Строители и изыскатели нашли оригинальный вариант решения проблемы — по руслу мелководной горной реки Елец пустили автотракторные поезда. По ходу движения автомобильная трасса до тридцати раз пересекала Елец. Автомобили и тракторы передвигались по мелководью, используя отмели и острова, намытые рекой из гравия и гальки. Техника шла по створам, определенным расставленными вдоль всей трассы вехами, в течение сентября, октября и до первой половины ноября. Таким образом были перевезены тысячи тонн грузов, что позволило к 7 ноября отрапортовать о прокладке главного пути до станции Полярный Урал.

5 декабря 1947 г. путь подошел к станции Собь (118 км железной дороги). Наряду с полномасштабными строительными работами на трассе Чум — Обская (п. Лабытнанги) в том же 1947 г. изыскатели начали подготовительную работу к разработке маршрута Обская — Щучье — Мыс Каменный, который собственно и должен был вывести железную дорогу к будущему морскому порту. Предварительные изыскания сразу же выявили многочисленные трудности и препятствия на пути будущего строительства. Начальник Северной экспедиции Петр Татаринцев отмечал такие особенности местности, как заболоченность и заозерность, вечная мерзлота, отсутствие на значительном участке пути строительного леса и других необходимых материалов, жесточайшие морозы зимой, обилие гнуса летом.

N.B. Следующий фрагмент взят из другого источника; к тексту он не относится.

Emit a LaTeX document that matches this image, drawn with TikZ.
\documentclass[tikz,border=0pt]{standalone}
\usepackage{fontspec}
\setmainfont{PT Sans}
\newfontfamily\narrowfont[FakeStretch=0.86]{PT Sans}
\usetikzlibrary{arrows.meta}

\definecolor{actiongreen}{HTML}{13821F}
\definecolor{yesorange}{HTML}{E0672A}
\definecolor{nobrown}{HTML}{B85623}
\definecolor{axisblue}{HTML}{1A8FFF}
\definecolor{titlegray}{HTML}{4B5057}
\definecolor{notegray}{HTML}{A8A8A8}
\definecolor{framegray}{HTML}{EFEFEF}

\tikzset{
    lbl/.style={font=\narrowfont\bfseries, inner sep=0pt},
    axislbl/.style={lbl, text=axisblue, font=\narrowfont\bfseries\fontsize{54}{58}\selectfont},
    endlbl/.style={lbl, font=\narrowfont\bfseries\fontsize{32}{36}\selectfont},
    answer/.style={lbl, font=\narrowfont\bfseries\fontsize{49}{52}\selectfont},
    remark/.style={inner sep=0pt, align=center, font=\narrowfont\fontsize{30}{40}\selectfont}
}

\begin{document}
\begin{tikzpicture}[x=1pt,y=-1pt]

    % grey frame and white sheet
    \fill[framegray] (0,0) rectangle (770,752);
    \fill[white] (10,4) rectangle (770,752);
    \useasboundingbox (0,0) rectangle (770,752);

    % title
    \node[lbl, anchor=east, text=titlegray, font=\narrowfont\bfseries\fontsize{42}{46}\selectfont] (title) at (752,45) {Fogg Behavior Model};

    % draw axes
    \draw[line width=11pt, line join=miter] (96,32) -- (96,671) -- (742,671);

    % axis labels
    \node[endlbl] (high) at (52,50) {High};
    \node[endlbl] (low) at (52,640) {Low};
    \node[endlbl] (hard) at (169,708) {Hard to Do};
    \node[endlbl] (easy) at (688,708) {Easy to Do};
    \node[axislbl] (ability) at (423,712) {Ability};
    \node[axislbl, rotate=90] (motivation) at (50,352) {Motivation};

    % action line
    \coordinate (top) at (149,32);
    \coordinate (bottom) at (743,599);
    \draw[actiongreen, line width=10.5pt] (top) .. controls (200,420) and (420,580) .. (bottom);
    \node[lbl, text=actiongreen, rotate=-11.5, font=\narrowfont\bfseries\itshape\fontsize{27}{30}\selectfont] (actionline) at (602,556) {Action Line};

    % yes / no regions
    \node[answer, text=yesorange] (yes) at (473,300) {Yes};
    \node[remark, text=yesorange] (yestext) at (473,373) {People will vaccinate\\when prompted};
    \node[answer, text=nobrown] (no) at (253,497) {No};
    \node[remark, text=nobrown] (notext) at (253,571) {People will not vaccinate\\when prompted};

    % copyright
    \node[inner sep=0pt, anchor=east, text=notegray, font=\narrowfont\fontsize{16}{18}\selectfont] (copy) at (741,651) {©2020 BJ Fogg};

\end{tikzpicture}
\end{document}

В течение лета 1947 г. специалисты Обской экспедиции провели предварительные изыскания на участке от Салехарда (станция Обская) до реки Щучья (113 км) и рекогносцировочные инструментальные изыскания от реки Щучья до Мыса Каменный общим протяжением 710 км. В экспедиции работало пять комплексных партий, три геологические партии.

Изыскатели, используя оленьи упряжки (единственно возможный вид транспорта), уходили в тундру на 300–400 км, поддерживая связь только с помощью маломощных радиостанций. Снабжение изыскательских партий продовольствием и снаряжением, а также доставка почты производилось самолетами, с периодическим использованием элементарного «сброса» груза. Именно 1947 г. изыскатели вспоминали потом как самый тяжелый при работе на Крайнем Севере, отличавшийся наибольшими лишениями и трудностями.

В это время Портовая экспедиция Северной проектно-изыскательской экспедиции вела изыскания на побережье Обской губы, исследуя возможные варианты местоположения будущего порта на Мысе Каменном, Мысе Сетном, в районе Нового Порта, а также в районах мысов Парусный и Круглый.

10 сентября 1947 г. был подписан приказ МВД СССР № 00954 «О строительстве порта и судоремонтного завода Главсевморпути в Обской губе», которым было окончательно утверждено направление движения дороги по Прибрежному варианту и именно к Мысу Каменному, как и планировалось первоначально.

В приказе значилось:

«Строительство морского порта в Обской губе на мысе Каменном, судоремонтного завода и жилого поселка осуществить из расчета:

а) грузооборота порта в размере 1–1,2 млн т в составе 12 причалов с подходными глубинами 8 м с последующим доведением их до 10 м;

б) производства на заводе среднего и капитального ремонта судов на общую сумму до 40 млн рублей в год; для обеспечения перевалки грузов, следуемых в морской порт, построить по проектам Министерства речного флота в районе Салехарда перевалочную базу Министерства речного флота; строительство морского порта, судоремонтного завода и жилого поселка при них, а также перевалочной базы Министерства речного флота возложить на ГУЛЖДС МВД СССР.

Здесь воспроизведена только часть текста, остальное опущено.